En el contexto de la globalización, en la que por doquier se ha logrado —en diversas medidas— impulsar el crecimiento económico, gracias a que el mundo abandonó las perversas ideologías retrógradas estatistas, las nuevas generaciones disfrutan un bienestar material que, al mismo tiempo implica, una lamentable desafección a los valores intangibles de patria, familia y tradición. En nuestro Perú, el fenómeno cobra poco a poco un peligroso impulso autodestructivo, porque también lo alimentan factores endógenos.

¿Qué hacer?

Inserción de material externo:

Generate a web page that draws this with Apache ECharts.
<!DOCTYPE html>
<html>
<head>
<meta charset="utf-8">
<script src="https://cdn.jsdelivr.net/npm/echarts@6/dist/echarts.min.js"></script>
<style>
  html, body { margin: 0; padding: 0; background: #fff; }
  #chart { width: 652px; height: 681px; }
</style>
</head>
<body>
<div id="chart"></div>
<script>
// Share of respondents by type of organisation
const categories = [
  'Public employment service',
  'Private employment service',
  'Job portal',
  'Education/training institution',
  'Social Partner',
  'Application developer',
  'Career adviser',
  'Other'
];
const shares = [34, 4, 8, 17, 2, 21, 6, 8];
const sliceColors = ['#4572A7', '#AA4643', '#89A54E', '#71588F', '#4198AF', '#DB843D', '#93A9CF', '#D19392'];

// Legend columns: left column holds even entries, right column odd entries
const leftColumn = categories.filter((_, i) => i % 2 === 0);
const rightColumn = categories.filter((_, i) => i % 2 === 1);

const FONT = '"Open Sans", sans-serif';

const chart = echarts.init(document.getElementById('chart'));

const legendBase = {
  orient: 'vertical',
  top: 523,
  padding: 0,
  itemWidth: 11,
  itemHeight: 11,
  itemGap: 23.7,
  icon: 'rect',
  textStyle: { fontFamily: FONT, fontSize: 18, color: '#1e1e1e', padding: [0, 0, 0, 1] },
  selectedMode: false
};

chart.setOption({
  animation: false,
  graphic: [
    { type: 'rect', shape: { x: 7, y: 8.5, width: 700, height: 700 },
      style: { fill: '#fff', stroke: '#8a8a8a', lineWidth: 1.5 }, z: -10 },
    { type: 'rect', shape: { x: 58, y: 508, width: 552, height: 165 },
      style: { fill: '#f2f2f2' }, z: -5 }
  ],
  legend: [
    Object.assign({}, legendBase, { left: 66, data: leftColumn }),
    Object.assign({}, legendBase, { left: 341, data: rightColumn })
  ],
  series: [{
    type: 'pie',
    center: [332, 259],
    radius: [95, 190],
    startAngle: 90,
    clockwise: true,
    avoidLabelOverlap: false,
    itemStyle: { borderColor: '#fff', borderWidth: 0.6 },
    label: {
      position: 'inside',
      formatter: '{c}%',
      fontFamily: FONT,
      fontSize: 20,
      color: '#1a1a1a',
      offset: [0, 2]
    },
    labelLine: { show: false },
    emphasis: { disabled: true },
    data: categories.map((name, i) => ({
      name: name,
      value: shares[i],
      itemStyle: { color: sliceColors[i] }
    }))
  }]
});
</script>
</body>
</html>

Nuestro modelo económico y su impacto en la construcción del nuevo Perú de hoy —con lo bueno, lo malo, lo feo y lo horroroso que tenga— es hechura de la gesta de los noventa, en que la mitad más vieja de los peruanos de hoy participamos con coraje y decisión, muchos entregando sus vidas. Si no lo reconocemos, será inútil tratar de darle un contenido de trascendencia y perennidad. Debemos superar prejuicios políticos y rencillas fratricidas que solo nos llevarán al colapso.

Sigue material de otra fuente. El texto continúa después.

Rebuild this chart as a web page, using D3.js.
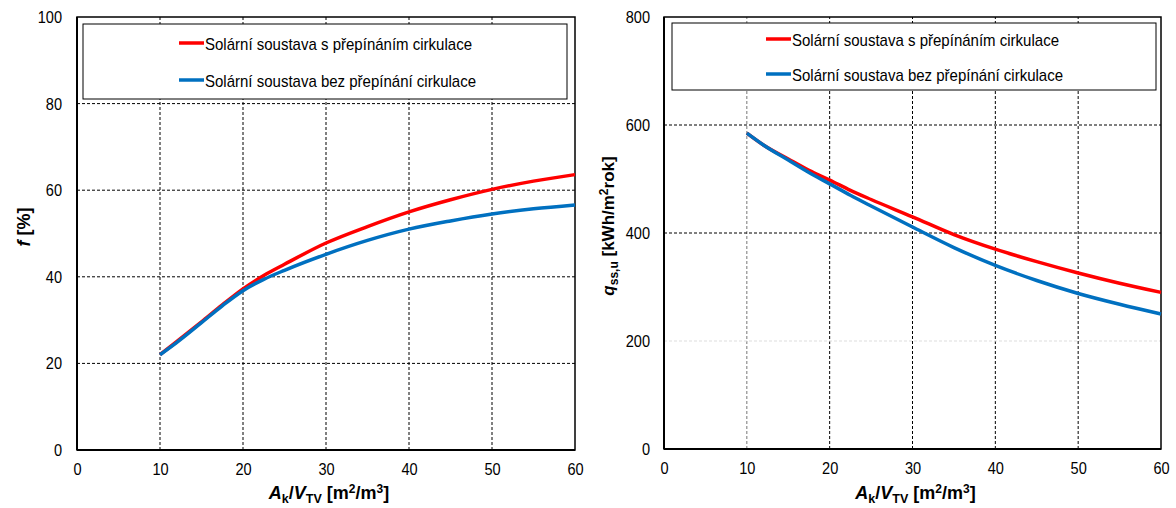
<!DOCTYPE html>
<html><head><meta charset="utf-8">
<script src="https://cdn.jsdelivr.net/npm/d3@7"></script>
<style>
body{margin:0;background:#fff;}
svg{display:block;}
text{font-family:"Liberation Sans",Arial,sans-serif;fill:#000;}
</style></head><body>
<svg id="c" width="1176" height="508"></svg>
<script>
const xVals = [10, 12, 15, 17.5, 20, 22.5, 25, 30, 35, 40, 45, 50, 55, 60];
const fRed  = [22, 25, 29.6, 33.5, 37.2, 40.3, 42.9, 47.8, 51.6, 55.0, 57.8, 60.2, 62.1, 63.6];
const fBlue = [22, 24.8, 29.4, 33.3, 36.8, 39.4, 41.5, 45.2, 48.4, 51.0, 52.9, 54.5, 55.7, 56.6];
const qRed  = [585, 563, 537, 516, 498, 479, 462, 430, 397, 370, 347, 326, 307, 290];
const qBlue = [585, 563, 535, 512, 491, 470, 450, 411, 373, 340, 312, 288, 268, 250];
const xTicks = [0, 10, 20, 30, 40, 50, 60];
const fTicks = [0, 20, 40, 60, 80, 100];
const qTicks = [0, 200, 400, 600, 800];
const legendLabels = ["Solární soustava s přepínáním cirkulace", "Solární soustava bez přepínání cirkulace"];
const colors = ["#ff0000", "#0070c0"];

const svg = d3.select("#c");
svg.append("rect").attr("width",1176).attr("height",508).attr("fill","#fff");

function narrow(sel){
  sel.attr("font-size",17).attr("font-family",null)
    .attr("textLength",function(){return this.textContent.length*8.1;})
    .attr("lengthAdjust","spacingAndGlyphs");
}

function panel(o){
  const g = svg.append("g");
  const x = d3.scaleLinear().domain([0,60]).range([o.x0,o.x1]);
  const y = d3.scaleLinear().domain(o.ydom).range([o.y0,o.y1]);
  // grid
  g.selectAll(".gx").data(xTicks.slice(1,-1)).enter().append("line")
    .attr("x1",d=>x(d)).attr("x2",d=>x(d)).attr("y1",o.y0).attr("y2",o.y1)
    .attr("stroke",d=>(o.grayX&&d===10)?"#777":"#000").attr("stroke-width",1).attr("stroke-dasharray","3,2");
  g.selectAll(".gy").data(o.yt.slice(1,-1)).enter().append("line")
    .attr("y1",d=>y(d)).attr("y2",d=>y(d)).attr("x1",o.x0).attr("x2",o.x1)
    .attr("stroke",d=>(o.grayY===d)?"#ddd":"#000").attr("stroke-width",1).attr("stroke-dasharray","3,2");
  // frame
  g.append("rect").attr("x",o.x0).attr("y",o.y1).attr("width",o.x1-o.x0).attr("height",o.y0-o.y1)
    .attr("fill","none").attr("stroke","#000").attr("stroke-width",1.5);
  g.append("line").attr("x1",o.x0).attr("x2",o.x0).attr("y1",o.y1).attr("y2",o.y0).attr("stroke","#000").attr("stroke-width",2);
  g.append("line").attr("x1",o.x0).attr("x2",o.x1).attr("y1",o.y0).attr("y2",o.y0).attr("stroke","#000").attr("stroke-width",2);
  // axes
  const ax = g.append("g").attr("transform",`translate(0,${o.y0})`)
    .call(d3.axisBottom(x).tickValues(xTicks).tickSize(0).tickPadding(13).tickFormat(d3.format("d")));
  ax.select(".domain").remove();
  ax.selectAll("text").call(narrow);
  const ay = g.append("g").attr("transform",`translate(${o.x0},0)`)
    .call(d3.axisLeft(y).tickValues(o.yt).tickSize(0).tickPadding(o.ypad).tickFormat(d3.format("d")));
  ay.select(".domain").remove();
  ay.selectAll("text").call(narrow);
  // lines
  const line = d3.line().x((d,i)=>x(xVals[i])).y(d=>y(d)).curve(d3.curveMonotoneX);
  o.series.forEach((s,i)=>{
    g.append("path").attr("d",line(s)).attr("fill","none").attr("stroke",colors[i])
      .attr("stroke-width",3.5).attr("stroke-linecap","butt");
  });
  // legend
  g.append("rect").attr("x",o.lx0).attr("y",o.ly0).attr("width",o.lx1-o.lx0).attr("height",o.ly1-o.ly0)
    .attr("fill","#fff").attr("stroke","#000").attr("stroke-width",1);
  legendLabels.forEach((t,i)=>{
    const yy = o.legY[i];
    g.append("line").attr("x1",o.legX).attr("x2",o.legX+25).attr("y1",yy).attr("y2",yy)
      .attr("stroke",colors[i]).attr("stroke-width",3.5);
    g.append("text").attr("x",o.legX+26).attr("y",yy+6.5).attr("font-size",17)
      .attr("textLength",i===0?267:271).attr("lengthAdjust","spacingAndGlyphs").text(t);
  });
  // x title
  const xt = g.append("text").attr("x",(o.x0+o.x1)/2+3).attr("y",499).attr("text-anchor","middle")
    .attr("font-size",18).attr("font-weight","bold");
  xt.append("tspan").attr("font-style","italic").text("A");
  xt.append("tspan").attr("font-size",12.5).attr("dy",4).text("k");
  xt.append("tspan").attr("dy",-4).text("/");
  xt.append("tspan").attr("font-style","italic").text("V");
  xt.append("tspan").attr("font-size",12.5).attr("dy",4).text("TV");
  xt.append("tspan").attr("dy",-4).text(" [m");
  xt.append("tspan").attr("font-size",12).attr("dy",-6).text("2");
  xt.append("tspan").attr("dy",6).text("/m");
  xt.append("tspan").attr("font-size",12).attr("dy",-6).text("3");
  xt.append("tspan").attr("dy",6).text("]");
  return g;
}

const gL = panel({x0:77,x1:575,y0:450,y1:17,ydom:[0,100],yt:fTicks,ypad:15,
  series:[fRed,fBlue],lx0:83,lx1:567,ly0:24,ly1:99,legX:179,legY:[43,80]});
const gR = panel({x0:664,x1:1161,y0:449,y1:17,ydom:[0,800],yt:qTicks,ypad:14,grayX:true,grayY:200,
  series:[qRed,qBlue],lx0:672,lx1:1156,ly0:23,ly1:90,legX:766,legY:[39,74]});

// y titles
const yl = gL.append("text").attr("transform","translate(30,227) rotate(-90)").attr("text-anchor","middle")
  .attr("font-size",18).attr("font-weight","bold");
yl.append("tspan").attr("font-style","italic").text("f");
yl.append("tspan").text(" [%]");

const yr = gR.append("text").attr("transform","translate(614,226) rotate(-90)").attr("text-anchor","middle")
  .attr("font-size",17).attr("font-weight","bold");
yr.append("tspan").attr("font-style","italic").text("q");
yr.append("tspan").attr("font-size",12).attr("dy",4).text("ss,u");
yr.append("tspan").attr("dy",-4).text(" [kWh/m");
yr.append("tspan").attr("font-size",12).attr("dy",-6).text("2");
yr.append("tspan").attr("dy",6).text("rok]");
</script></body></html>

Una suerte de punto final debe encontrarse al final de una corta pero intensa concertación de fuerzas vivas de la sociedad que deseen preservar lo logrado hasta hoy y relanzarlo hacia la conquista de nuevos estadios de bienestar que superen lo meramente material, que nos enrumbe al futuro. Jóvenes conscientes de su rol, que sepan de dónde venimos, que valoren el gran esfuerzo de quienes los antecedimos para que hoy disfruten lo que disfrutan. Que apuesten por continuar el camino y enfrentar junto al disfrute, la dura tarea de perseguir nuevos desafíos. Porque queremos de regreso nuestro Perú libre, emergente, dinámico, emprendedor, próspero, cuyo encaminamiento nos costó tanto esfuerzo, sacrificio y vidas truncas. Si alguien piensa que nunca tuvimos un Perú, pues tanto mejor si lo tenemos como objetivo nacional.